Standard Error (stderr)
- Definition: Standard error is a separate output stream used only for error messages. It is referenced by file descriptor 2.
- Default Destination: Like standard output, error messages are usually displayed on the screen.
-
Redirection (Overwrite): You can redirect standard error using
2>.
Example:
cat myintro 2> error_log.txt
This saves error messages to error_log.txt.
-
Redirection (Append): To append error messages instead of overwriting,
use
2>>.
Standard Streams Summary
| Stream Name | File Descriptor | Description | Default Target |
|---|---|---|---|
| Standard Input (stdin) | 0 |
The source of input for a program. | The keyboard |
| Standard Output (stdout) | 1 |
Where a program sends its normal output. | The terminal screen |
| Standard Error (stderr) | 2 |
Where a program sends its error messages. | The terminal screen |
Filtering and Processing Text
In Linux, grep, cut, sort, uniq, and wc are essential
filter commands used for text processing and are often combined using
pipes.
Filters take input, modify it, and then output the altered data. Most filter commands accept one or more filenames as arguments, and if no filename is specified, they read from standard input.

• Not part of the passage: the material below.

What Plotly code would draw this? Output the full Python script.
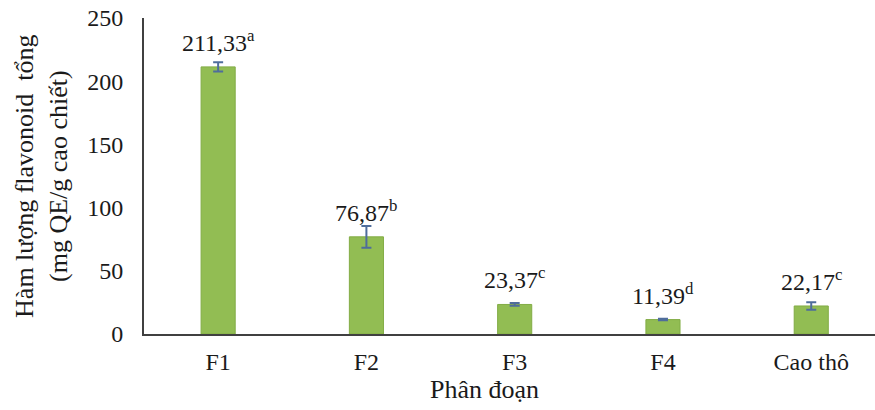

1. grep (Global Regular Expression Print)
The premier tool for filtering lines of text based on a pattern.
# Basic syntax grep [options] pattern [file] # Search for the word "error" in a log file (case-sensitive) grep "error" /var/log/syslog # Search for "error" (case-insensitive) grep -i "error" /var/log/syslog # Search for lines that do NOT contain "success" grep -v "success" output.log # Count how many lines contain the pattern grep -c "GET" webserver.log # Show the line number of matching lines grep -n "username" /etc/passwd
2. cut
Used to extract specific columns or fields from a structured text file
(like CSV files or /etc/passwd).
# Basic syntax cut [options] [file] # Extract the first field from a CSV file cut -d ',' -f 1 employees.csv # Extract fields 1 and 3 from /etc/passwd cut -d ':' -f 1,3 /etc/passwd # Extract the first 5 characters from every line cut -c 1-5 data.txt
-d: Sets the delimiter (default is tab).-f: Specifies which field(s) to extract.
3. sort (Sort Lines of Text)
The sort command orders lines alphabetically or numerically.

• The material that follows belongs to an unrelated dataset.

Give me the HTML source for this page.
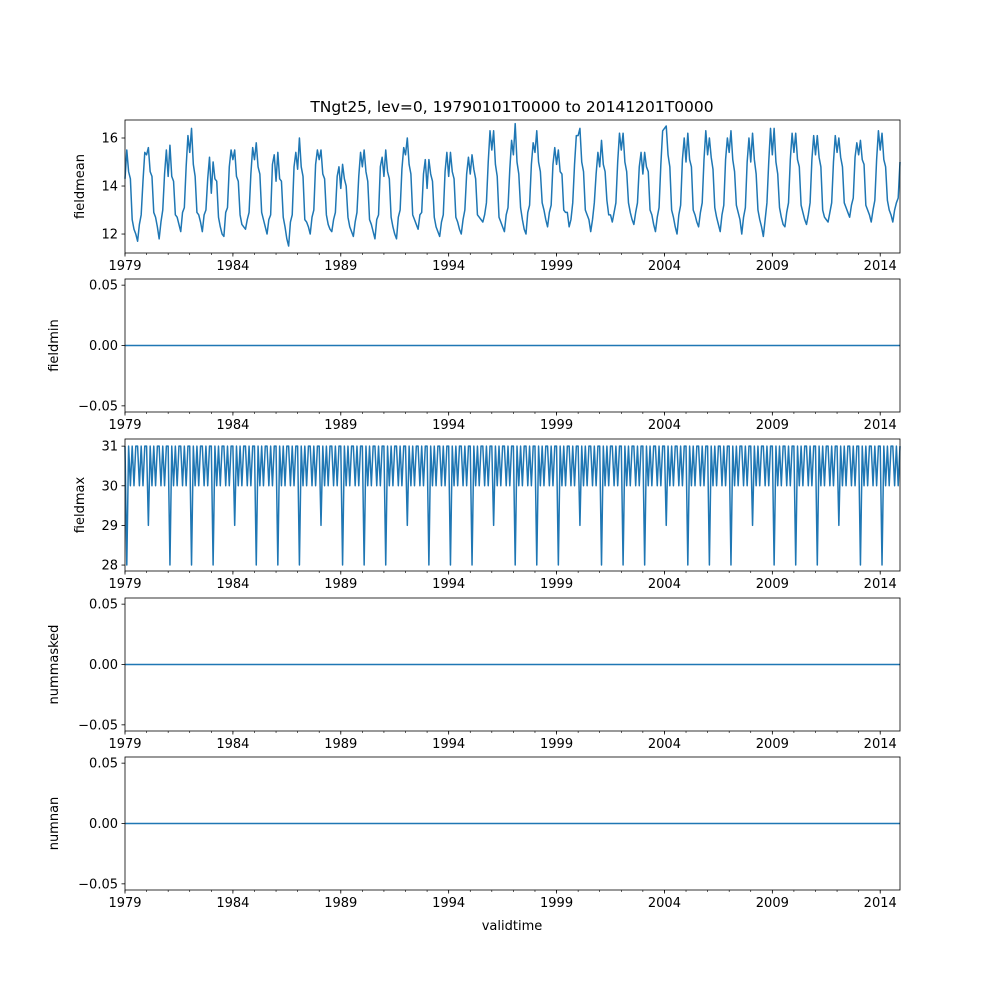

# Sort alphabetically sort names.txt # Sort in reverse order sort -r names.txt # Sort numerically sort -n numbers.txt # Sort by the 3rd column numerically sort -n -k 3 data.csv
-r: Reverse sorting order.-n: Numeric sort.-k: Sort by a specific column.
4. uniq (Report or Omit Repeated Lines)
The uniq command removes or finds duplicate lines.
Important: It only removes adjacent duplicates, so the input is usually sorted first.
# Remove duplicate lines sort log.txt | uniq # Count occurrences of each line sort log.txt | uniq -c # Show only duplicated lines sort log.txt | uniq -d
-c: Show count of each line.-d: Show only duplicate lines.
5. wc (Word Count)
The wc command prints counts of lines, words, and characters.
# Count lines, words, and characters wc story.txt # Count only the number of lines wc -l < /etc/passwd # Count number of files in the current directory ls -1 | wc -l
-l: Count lines.-w: Count words.-c: Count bytes.
Finding Files
You know a file is on your system, but you don't remember where. Manually searching through directories is inefficient.
Linux provides two powerful tools for this: the robust, real-time find and the lightning-fast locate.
find
The find command is one of the most powerful tools in the Linux arsenal.
Basic Syntax:
find [starting/path] [options] [expression] -action
1. Finding Files by Name
# Find a file named "config.txt" anywhere under the /home directory find /home -name "config.txt" # Case-insensitive search find /home -iname "config.txt" # Use wildcards (* and ?) find /var -name "*.log"
2. Finding Files by Type
# Find all directories named "bin" find /usr -type d -name "bin" # Find all regular files find /home -type f # Find all symbolic links find /usr -type l
3. Finding Files by Size
# Files larger than 100 MB find / -size +100M # Files smaller than 1 KB find /home -size -1k # Files exactly 1024 bytes find /tmp -size 1024c
+→ Larger than-→ Smaller than- No sign → Exact size
- Units:
c(bytes),k(KB),M(MB),G(GB)
4. Finding Files by Owner / Permissions
# Files owned by user "www-data" find /var -user www-data # Files with SUID permission find /usr -perm /4000 # Files executable by everyone find . -perm /o=x
5. Taking Action on Found Files (Using -exec)
The real power of find is automating tasks on the files it finds.
The {} placeholder represents the found file, and \; marks the end of the command.
# Delete all ".tmp" files
find /tmp -name "*.tmp" -delete
# Safer method using rm
find /tmp -name "*.tmp" -exec rm {} \;
# Change ownership of HTML files
find /var/www -name "*.html" -exec chown alice {} \;
# Display found files with details
find /etc -name "*.conf" -exec ls -l {} \;
locate
The locate command performs a rapid database search for filenames and displays results instantly.
# Search for files named "passwd" locate passwd # Case-insensitive search locate -i "report2023" # Limit the number of results locate -n 5 ".log"
Updating the locate database:
sudo updatedb
If you created a file recently and locate cannot find it, update the database using
sudo updatedb.
find vs locate (Quick Comparison)
| Feature | find | locate |
|---|---|---|
| Speed | Slower (searches filesystem in real-time) | Very fast (searches a database) |
| Accuracy | Always accurate and up-to-date | May be outdated if database isn't updated |
| Advanced Filters | Yes (size, type, owner, permissions) | Limited filtering |
| Best Use | Precise file searches | Quick filename searches |